### Data extract:
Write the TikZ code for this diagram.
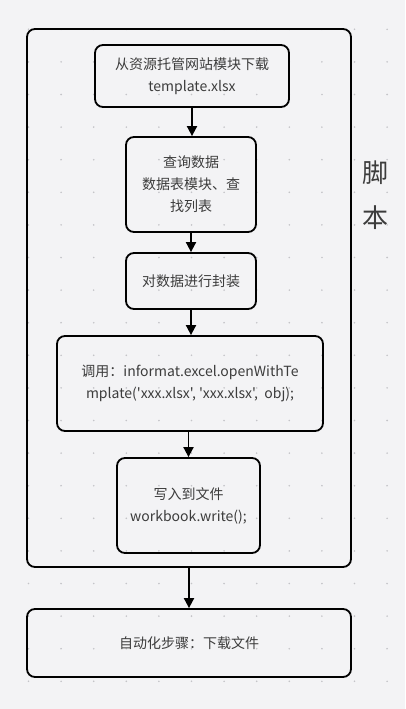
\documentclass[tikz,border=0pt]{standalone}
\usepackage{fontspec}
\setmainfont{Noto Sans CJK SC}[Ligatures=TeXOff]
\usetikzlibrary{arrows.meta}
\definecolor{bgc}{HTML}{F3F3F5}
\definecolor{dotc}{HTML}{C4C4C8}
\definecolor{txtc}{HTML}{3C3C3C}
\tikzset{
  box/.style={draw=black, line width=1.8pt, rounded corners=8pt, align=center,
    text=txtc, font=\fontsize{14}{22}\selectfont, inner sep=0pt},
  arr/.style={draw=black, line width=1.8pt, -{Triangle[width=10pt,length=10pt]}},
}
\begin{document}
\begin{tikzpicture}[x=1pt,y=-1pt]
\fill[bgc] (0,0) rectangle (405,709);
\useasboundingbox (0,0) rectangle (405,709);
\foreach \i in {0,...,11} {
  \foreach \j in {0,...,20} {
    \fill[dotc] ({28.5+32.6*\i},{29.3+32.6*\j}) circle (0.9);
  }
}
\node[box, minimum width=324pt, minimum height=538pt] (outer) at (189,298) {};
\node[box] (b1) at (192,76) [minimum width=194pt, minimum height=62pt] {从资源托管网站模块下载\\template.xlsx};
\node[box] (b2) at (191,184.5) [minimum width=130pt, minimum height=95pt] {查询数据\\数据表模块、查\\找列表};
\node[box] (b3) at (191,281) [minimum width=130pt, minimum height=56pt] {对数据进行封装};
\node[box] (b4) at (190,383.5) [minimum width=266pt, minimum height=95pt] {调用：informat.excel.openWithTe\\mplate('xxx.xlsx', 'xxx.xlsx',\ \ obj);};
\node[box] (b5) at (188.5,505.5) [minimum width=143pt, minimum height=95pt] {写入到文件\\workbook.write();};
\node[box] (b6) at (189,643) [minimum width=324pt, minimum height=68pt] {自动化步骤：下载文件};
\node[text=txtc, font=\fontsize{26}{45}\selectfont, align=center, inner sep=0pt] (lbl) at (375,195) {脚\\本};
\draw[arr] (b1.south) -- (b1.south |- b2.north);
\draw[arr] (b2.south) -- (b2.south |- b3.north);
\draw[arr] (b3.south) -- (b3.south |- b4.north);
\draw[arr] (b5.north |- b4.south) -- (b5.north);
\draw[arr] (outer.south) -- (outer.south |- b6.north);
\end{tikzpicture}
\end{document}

### Your task:
Give every line back word for word and leave the pictures out.

### Solution:
Write the TikZ code for this diagram.
\documentclass[tikz,border=0pt]{standalone}
\usepackage{fontspec}
\setmainfont{Noto Sans CJK SC}[Ligatures=TeXOff]
\usetikzlibrary{arrows.meta}
\definecolor{bgc}{HTML}{F3F3F5}
\definecolor{dotc}{HTML}{C4C4C8}
\definecolor{txtc}{HTML}{3C3C3C}
\tikzset{
  box/.style={draw=black, line width=1.8pt, rounded corners=8pt, align=center,
    text=txtc, font=\fontsize{14}{22}\selectfont, inner sep=0pt},
  arr/.style={draw=black, line width=1.8pt, -{Triangle[width=10pt,length=10pt]}},
}
\begin{document}
\begin{tikzpicture}[x=1pt,y=-1pt]
\fill[bgc] (0,0) rectangle (405,709);
\useasboundingbox (0,0) rectangle (405,709);
\foreach \i in {0,...,11} {
  \foreach \j in {0,...,20} {
    \fill[dotc] ({28.5+32.6*\i},{29.3+32.6*\j}) circle (0.9);
  }
}
\node[box, minimum width=324pt, minimum height=538pt] (outer) at (189,298) {};
\node[box] (b1) at (192,76) [minimum width=194pt, minimum height=62pt] {从资源托管网站模块下载\\template.xlsx};
\node[box] (b2) at (191,184.5) [minimum width=130pt, minimum height=95pt] {查询数据\\数据表模块、查\\找列表};
\node[box] (b3) at (191,281) [minimum width=130pt, minimum height=56pt] {对数据进行封装};
\node[box] (b4) at (190,383.5) [minimum width=266pt, minimum height=95pt] {调用：informat.excel.openWithTe\\mplate('xxx.xlsx', 'xxx.xlsx',\ \ obj);};
\node[box] (b5) at (188.5,505.5) [minimum width=143pt, minimum height=95pt] {写入到文件\\workbook.write();};
\node[box] (b6) at (189,643) [minimum width=324pt, minimum height=68pt] {自动化步骤：下载文件};
\node[text=txtc, font=\fontsize{26}{45}\selectfont, align=center, inner sep=0pt] (lbl) at (375,195) {脚\\本};
\draw[arr] (b1.south) -- (b1.south |- b2.north);
\draw[arr] (b2.south) -- (b2.south |- b3.north);
\draw[arr] (b3.south) -- (b3.south |- b4.north);
\draw[arr] (b5.north |- b4.south) -- (b5.north);
\draw[arr] (outer.south) -- (outer.south |- b6.north);
\end{tikzpicture}
\end{document}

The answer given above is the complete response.